Your stress is about “age” but nothing is said about gender. Please add it. Life-course approach is very important if you consider gender.

 

FIRST paragraphs: “

 “Granite State University (public comprehensive), 76% at the College of New Rochelle 28 (four-year non-profit), and 68% at Spokane community college were at least 25 (Author’s 29 calculations from the Integrated Postsecondary Education Data System (IPEDS).”. I do not understand the difference between “Granite State University” and “College of New Rochelle”

 

2.- Theory and prior research Section (Heterogeneity by age and gender)

 

This section is somehow well structured, but it is somehow incomplete.

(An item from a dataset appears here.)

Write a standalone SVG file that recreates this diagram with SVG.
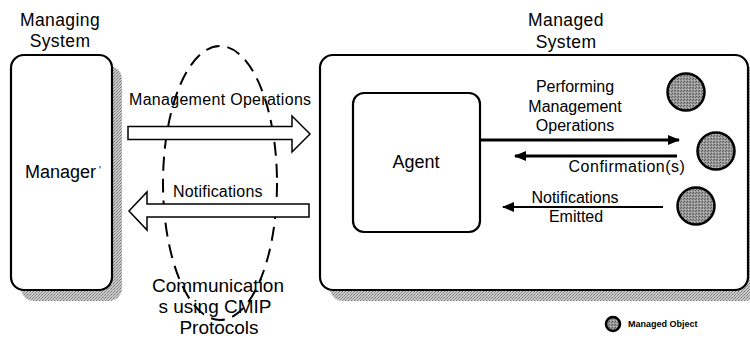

Your stress is about “age”. It needs a more detailed and in-depth discussion of life-course trajectories by a gender and feminist approach.

 

In sum, the topic is quite interesting, but the paper needs much more work to clearly articulate the literature framework by gender and how results are similar or different from what is in the literature. I encourage the authors to revise the paper and send it again. Good luck!

 

Author Response

I thank the reviewer for their valuable comments.  The reviewer is absolutely right that the prior version gave inadequate attention to the matter of gender.  I have added an additional section to the literature review specifically to trace theories - mainstream/human capital and feminist/constructionist -  of gender and college enrollment and apply them to the matter of non-traditional enrollment.  See lines 119-155.  Additionally, I added some additional considerations to the discussion (lines 479-485).  

The reviewer was confused by some of the colleges I mentioned in the introduction. These are colleges across different institutional types (private/public, two/four-year) that have particularly high shares of older undergraduates.  I added some more information to clarify.  I also added some more qualifiers to the motivation section to clarify that I am speaking about American colleges.  

I hope that the reviewer is pleased by these changes.  I think they improve the manuscript, and I am in the reviewer's debt for this.  I am happy to make more changes if necessary.  

 

Reviewer 2 Report

It is a very necessary work nowadays. All the methodology, instruments and field work are very well founded. There is a lack of more current references, those that appear are old.

Author Response

Thank you to the reviewer for their comments.  I did add some more recent citations.  The primary reason why most of the citations are dated is that this population is rarely researched and therefore more up-to-date research simply doesn't exist.  I hope that this paper is a step towards remedying this. 

Round 2

Reviewer 1 Report

Authors include a gender theoretical framework that I advised them.